> _PROVIDED RECORDS_:
___

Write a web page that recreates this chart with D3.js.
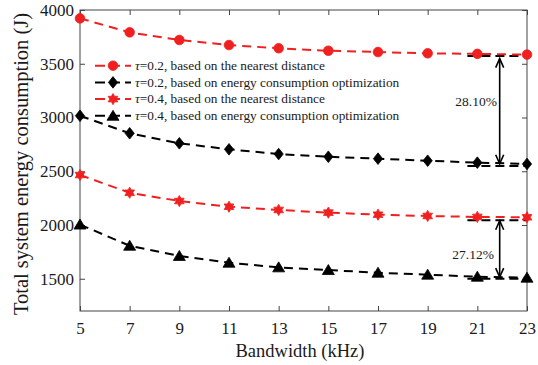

___

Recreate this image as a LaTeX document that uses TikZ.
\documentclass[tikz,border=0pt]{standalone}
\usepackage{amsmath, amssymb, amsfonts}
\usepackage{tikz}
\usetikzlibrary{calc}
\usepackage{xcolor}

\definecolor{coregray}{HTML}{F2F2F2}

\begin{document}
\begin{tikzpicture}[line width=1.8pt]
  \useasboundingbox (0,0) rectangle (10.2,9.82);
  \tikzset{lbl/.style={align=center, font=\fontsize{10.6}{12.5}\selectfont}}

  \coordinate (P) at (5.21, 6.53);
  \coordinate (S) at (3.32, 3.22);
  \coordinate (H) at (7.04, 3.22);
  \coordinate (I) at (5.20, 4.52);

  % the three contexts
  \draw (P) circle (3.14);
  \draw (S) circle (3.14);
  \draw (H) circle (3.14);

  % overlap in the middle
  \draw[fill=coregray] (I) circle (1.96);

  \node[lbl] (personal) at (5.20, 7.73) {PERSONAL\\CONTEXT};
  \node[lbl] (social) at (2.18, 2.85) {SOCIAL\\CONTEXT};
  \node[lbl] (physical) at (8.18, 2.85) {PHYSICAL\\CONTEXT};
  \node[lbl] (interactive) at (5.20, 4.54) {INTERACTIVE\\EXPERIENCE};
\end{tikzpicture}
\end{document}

___

> _WHAT TO PRODUCE_: Find the lines above that contain the word "this" and collect them.

> _EXERCISE RESULT_:
Write a web page that recreates this chart with D3.js.
Recreate this image as a LaTeX document that uses TikZ.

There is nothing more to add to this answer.